— Goal —
Pull out the lines running from the one with "Write a web" to the one with "30], [17.9, 36]];", inclusive, word for word. Drop any picture.

— Given data —
#####
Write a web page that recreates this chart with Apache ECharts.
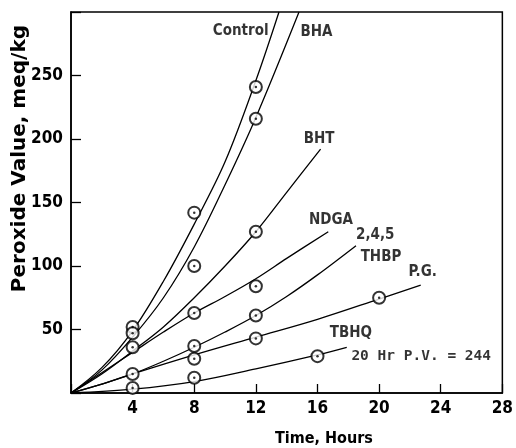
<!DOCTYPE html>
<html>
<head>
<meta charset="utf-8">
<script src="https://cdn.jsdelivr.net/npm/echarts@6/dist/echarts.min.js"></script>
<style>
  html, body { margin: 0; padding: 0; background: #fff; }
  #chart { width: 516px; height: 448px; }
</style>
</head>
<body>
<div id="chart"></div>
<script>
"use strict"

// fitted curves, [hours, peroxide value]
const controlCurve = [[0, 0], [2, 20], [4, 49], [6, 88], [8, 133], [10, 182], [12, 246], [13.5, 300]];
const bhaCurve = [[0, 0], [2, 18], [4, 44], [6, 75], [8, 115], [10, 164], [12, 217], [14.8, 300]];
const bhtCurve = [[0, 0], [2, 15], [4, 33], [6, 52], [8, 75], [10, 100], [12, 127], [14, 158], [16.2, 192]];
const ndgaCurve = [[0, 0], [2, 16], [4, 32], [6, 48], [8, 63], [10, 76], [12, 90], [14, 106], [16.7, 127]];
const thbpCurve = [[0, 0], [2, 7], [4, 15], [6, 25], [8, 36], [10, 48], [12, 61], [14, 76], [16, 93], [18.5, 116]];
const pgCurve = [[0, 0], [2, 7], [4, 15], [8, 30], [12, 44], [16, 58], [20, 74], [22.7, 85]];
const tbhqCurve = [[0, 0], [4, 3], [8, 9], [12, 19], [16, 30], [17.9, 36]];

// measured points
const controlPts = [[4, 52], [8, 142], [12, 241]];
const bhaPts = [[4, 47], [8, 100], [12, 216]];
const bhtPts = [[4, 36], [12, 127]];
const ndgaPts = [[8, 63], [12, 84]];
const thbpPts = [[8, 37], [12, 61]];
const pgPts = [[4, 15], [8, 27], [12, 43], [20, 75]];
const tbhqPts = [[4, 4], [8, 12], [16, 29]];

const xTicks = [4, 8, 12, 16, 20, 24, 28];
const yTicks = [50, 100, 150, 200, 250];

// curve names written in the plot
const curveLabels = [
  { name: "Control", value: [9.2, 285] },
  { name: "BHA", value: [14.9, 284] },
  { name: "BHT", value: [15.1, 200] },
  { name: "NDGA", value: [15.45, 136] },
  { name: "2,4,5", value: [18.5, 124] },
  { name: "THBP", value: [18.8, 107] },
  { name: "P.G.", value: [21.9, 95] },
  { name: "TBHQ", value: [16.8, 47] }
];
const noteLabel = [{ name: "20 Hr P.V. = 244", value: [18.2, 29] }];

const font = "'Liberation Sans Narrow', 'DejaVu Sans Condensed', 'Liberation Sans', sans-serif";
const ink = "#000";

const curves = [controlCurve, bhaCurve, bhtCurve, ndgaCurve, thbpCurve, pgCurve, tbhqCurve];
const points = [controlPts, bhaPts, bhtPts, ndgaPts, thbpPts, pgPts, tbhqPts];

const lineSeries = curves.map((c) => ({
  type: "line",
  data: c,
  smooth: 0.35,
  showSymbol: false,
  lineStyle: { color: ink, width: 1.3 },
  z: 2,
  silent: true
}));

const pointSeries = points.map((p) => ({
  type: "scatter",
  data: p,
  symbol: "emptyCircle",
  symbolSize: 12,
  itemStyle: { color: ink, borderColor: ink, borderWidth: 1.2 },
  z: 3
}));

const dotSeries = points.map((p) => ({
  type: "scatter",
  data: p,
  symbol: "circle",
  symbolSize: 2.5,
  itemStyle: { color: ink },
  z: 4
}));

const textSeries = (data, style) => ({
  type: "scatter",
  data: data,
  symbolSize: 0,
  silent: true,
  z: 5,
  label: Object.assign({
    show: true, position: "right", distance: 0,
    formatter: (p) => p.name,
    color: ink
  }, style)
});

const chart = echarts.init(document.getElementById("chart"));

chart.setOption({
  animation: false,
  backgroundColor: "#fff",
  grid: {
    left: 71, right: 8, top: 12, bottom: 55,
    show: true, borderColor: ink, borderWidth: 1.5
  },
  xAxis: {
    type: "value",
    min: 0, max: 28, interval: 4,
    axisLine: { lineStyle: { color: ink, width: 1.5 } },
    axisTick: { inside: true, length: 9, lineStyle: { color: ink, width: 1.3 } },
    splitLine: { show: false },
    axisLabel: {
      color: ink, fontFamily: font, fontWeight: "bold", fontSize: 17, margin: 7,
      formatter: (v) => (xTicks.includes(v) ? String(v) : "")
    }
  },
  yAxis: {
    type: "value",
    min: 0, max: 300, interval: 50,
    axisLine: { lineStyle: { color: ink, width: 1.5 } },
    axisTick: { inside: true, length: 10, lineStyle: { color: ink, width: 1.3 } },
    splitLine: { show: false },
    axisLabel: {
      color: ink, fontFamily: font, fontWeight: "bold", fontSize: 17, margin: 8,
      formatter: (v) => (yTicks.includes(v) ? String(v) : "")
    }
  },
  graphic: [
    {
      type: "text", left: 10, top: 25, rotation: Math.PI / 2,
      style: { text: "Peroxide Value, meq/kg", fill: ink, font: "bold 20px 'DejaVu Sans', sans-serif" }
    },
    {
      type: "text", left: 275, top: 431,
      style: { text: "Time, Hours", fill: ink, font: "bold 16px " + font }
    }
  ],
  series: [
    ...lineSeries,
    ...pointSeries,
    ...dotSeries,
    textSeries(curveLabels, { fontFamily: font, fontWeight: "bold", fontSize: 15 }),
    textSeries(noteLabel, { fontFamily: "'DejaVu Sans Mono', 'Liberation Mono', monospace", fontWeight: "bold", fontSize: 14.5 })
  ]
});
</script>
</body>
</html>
#####
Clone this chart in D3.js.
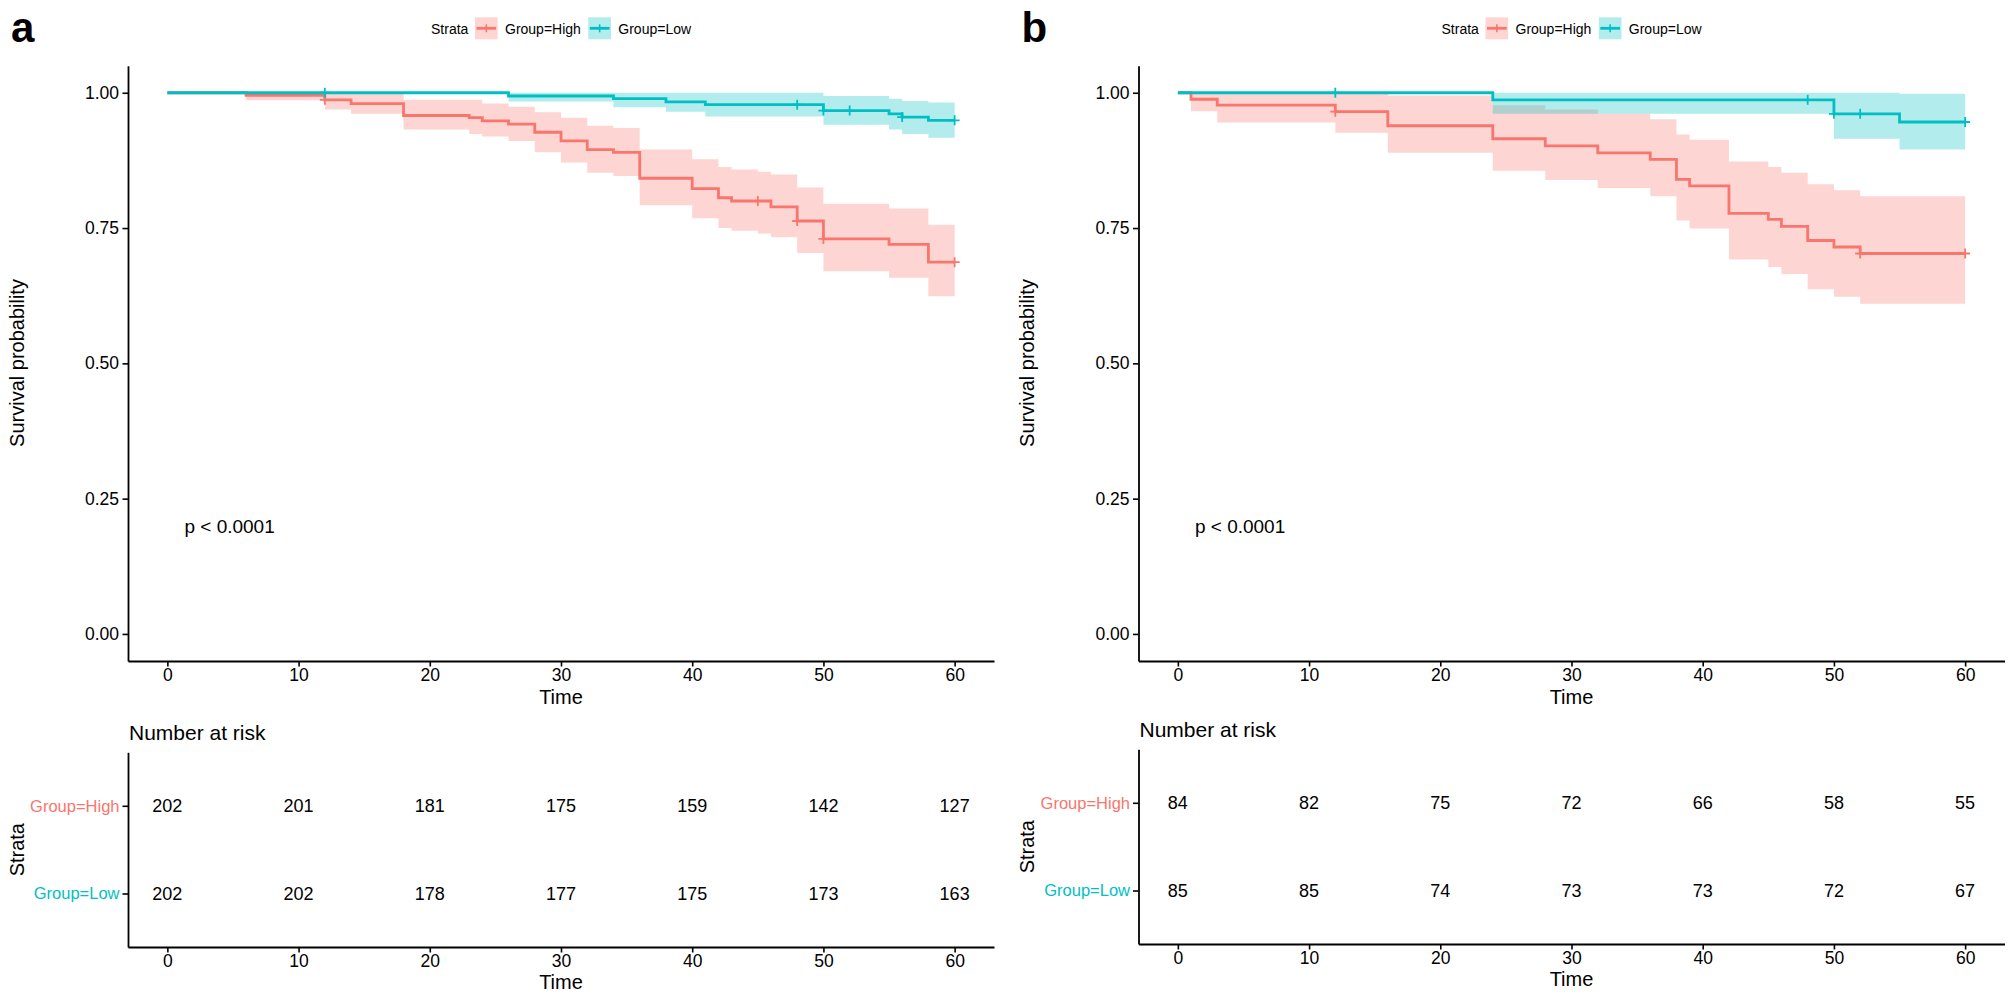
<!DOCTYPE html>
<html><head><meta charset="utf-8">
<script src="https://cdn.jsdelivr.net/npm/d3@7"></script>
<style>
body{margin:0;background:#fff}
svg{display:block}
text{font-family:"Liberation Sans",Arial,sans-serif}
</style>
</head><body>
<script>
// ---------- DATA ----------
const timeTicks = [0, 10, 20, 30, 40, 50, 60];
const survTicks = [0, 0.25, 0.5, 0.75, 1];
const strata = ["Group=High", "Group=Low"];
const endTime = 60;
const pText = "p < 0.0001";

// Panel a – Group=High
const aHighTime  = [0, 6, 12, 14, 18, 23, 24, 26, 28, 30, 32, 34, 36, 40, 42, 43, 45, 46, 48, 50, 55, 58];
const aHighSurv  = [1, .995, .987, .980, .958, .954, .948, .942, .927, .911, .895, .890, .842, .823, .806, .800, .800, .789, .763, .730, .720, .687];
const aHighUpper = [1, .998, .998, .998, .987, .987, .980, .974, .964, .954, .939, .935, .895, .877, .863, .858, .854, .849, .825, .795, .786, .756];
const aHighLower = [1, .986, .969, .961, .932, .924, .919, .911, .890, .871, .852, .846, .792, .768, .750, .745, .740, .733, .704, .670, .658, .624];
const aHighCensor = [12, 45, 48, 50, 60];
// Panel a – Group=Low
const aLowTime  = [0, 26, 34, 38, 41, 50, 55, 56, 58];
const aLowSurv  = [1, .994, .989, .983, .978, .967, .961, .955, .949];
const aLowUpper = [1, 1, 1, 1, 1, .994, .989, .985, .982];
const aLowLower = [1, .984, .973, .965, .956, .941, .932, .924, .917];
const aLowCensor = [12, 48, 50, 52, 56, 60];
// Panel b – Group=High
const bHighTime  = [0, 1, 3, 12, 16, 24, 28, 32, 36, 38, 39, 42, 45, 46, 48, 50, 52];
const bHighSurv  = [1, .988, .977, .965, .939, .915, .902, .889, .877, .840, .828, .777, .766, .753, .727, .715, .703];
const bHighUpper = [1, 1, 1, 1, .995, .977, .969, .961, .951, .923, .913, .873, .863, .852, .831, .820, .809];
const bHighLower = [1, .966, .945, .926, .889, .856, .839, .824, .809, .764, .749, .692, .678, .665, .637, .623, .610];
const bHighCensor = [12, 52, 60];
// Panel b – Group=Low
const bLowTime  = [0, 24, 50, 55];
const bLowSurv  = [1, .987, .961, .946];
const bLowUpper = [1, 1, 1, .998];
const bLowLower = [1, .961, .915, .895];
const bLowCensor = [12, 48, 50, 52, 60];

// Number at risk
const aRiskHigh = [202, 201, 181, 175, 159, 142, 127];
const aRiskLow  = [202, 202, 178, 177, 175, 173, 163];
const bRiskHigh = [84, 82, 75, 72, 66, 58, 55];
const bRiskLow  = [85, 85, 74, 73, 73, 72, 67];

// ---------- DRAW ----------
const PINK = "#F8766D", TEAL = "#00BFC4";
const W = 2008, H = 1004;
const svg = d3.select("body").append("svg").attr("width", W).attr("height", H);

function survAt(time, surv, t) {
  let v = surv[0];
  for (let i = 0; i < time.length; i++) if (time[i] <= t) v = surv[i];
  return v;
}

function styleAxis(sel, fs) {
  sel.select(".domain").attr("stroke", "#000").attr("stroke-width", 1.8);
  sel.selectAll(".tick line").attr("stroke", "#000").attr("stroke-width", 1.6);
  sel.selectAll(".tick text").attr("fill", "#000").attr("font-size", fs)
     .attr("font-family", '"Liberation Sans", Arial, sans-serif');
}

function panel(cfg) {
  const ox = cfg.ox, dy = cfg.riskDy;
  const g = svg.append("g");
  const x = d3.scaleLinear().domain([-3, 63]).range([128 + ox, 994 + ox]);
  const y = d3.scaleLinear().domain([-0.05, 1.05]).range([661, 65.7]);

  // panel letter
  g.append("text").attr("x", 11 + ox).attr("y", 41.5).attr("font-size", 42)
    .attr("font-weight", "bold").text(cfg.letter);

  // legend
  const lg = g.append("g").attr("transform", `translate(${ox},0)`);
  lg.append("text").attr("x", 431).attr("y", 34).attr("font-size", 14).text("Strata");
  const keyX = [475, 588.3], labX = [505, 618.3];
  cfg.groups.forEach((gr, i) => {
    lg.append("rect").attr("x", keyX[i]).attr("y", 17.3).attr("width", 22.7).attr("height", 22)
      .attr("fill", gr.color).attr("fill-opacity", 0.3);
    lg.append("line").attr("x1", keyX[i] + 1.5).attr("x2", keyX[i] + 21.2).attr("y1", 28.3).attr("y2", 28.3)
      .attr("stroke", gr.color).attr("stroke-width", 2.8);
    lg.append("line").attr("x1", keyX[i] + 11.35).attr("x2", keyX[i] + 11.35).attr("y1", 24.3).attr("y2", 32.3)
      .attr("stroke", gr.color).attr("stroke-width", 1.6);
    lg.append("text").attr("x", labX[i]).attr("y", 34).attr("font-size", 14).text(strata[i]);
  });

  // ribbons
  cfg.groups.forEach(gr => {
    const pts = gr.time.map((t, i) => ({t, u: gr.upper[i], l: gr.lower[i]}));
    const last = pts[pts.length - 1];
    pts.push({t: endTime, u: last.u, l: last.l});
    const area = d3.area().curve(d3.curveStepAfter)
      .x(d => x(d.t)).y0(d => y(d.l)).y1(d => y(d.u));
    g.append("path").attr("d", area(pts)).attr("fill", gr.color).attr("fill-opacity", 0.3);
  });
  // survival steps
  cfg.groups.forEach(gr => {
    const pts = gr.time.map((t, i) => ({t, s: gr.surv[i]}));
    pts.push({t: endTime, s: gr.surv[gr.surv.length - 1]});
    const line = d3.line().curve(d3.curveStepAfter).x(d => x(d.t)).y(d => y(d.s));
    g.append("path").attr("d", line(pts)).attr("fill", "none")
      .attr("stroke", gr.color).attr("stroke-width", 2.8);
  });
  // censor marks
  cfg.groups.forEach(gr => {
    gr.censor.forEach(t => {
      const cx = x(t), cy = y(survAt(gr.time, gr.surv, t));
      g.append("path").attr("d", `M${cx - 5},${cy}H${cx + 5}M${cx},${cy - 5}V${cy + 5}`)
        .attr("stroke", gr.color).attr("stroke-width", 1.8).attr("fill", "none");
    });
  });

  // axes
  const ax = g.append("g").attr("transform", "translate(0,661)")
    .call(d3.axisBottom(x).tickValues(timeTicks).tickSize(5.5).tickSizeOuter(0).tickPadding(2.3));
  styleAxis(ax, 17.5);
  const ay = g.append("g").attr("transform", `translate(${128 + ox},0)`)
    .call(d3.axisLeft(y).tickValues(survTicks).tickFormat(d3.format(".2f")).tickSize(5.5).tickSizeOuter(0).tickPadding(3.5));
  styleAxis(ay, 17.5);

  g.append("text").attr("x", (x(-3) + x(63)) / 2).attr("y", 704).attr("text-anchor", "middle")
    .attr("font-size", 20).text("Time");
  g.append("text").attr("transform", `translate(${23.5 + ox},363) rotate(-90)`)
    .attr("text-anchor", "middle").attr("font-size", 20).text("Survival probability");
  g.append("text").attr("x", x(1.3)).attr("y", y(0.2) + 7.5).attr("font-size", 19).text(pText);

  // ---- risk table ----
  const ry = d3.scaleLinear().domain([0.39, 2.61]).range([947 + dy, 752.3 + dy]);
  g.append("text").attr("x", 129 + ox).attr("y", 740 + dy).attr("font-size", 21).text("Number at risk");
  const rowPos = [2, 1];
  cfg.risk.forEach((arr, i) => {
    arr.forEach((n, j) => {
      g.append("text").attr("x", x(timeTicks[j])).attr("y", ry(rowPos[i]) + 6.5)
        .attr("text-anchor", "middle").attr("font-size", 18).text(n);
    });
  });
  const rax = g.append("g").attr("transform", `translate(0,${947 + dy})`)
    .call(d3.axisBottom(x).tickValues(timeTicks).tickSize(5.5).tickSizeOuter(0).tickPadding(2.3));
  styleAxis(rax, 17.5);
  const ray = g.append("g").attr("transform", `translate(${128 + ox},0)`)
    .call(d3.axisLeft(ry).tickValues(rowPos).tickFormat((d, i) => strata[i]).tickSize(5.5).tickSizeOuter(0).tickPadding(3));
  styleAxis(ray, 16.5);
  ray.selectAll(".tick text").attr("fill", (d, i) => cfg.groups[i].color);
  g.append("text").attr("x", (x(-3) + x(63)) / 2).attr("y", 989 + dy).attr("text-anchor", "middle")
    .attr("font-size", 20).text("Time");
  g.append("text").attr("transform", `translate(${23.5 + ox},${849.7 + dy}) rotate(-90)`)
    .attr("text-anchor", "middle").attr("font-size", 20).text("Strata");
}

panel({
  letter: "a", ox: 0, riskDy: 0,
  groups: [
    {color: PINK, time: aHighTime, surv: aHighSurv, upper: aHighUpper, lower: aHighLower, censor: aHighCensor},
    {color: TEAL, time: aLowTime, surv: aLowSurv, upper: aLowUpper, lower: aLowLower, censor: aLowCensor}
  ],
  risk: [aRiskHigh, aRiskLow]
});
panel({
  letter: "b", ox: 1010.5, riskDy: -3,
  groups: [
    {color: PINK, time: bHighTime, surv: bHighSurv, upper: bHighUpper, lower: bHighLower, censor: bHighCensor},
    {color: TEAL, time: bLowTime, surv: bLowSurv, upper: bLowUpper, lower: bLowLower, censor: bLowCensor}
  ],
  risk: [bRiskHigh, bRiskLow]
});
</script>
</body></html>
#####
— Solved exercise —
Write a web page that recreates this chart with Apache ECharts.
<!DOCTYPE html>
<html>
<head>
<meta charset="utf-8">
<script src="https://cdn.jsdelivr.net/npm/echarts@6/dist/echarts.min.js"></script>
<style>
  html, body { margin: 0; padding: 0; background: #fff; }
  #chart { width: 516px; height: 448px; }
</style>
</head>
<body>
<div id="chart"></div>
<script>
"use strict"

// fitted curves, [hours, peroxide value]
const controlCurve = [[0, 0], [2, 20], [4, 49], [6, 88], [8, 133], [10, 182], [12, 246], [13.5, 300]];
const bhaCurve = [[0, 0], [2, 18], [4, 44], [6, 75], [8, 115], [10, 164], [12, 217], [14.8, 300]];
const bhtCurve = [[0, 0], [2, 15], [4, 33], [6, 52], [8, 75], [10, 100], [12, 127], [14, 158], [16.2, 192]];
const ndgaCurve = [[0, 0], [2, 16], [4, 32], [6, 48], [8, 63], [10, 76], [12, 90], [14, 106], [16.7, 127]];
const thbpCurve = [[0, 0], [2, 7], [4, 15], [6, 25], [8, 36], [10, 48], [12, 61], [14, 76], [16, 93], [18.5, 116]];
const pgCurve = [[0, 0], [2, 7], [4, 15], [8, 30], [12, 44], [16, 58], [20, 74], [22.7, 85]];
const tbhqCurve = [[0, 0], [4, 3], [8, 9], [12, 19], [16, 30], [17.9, 36]];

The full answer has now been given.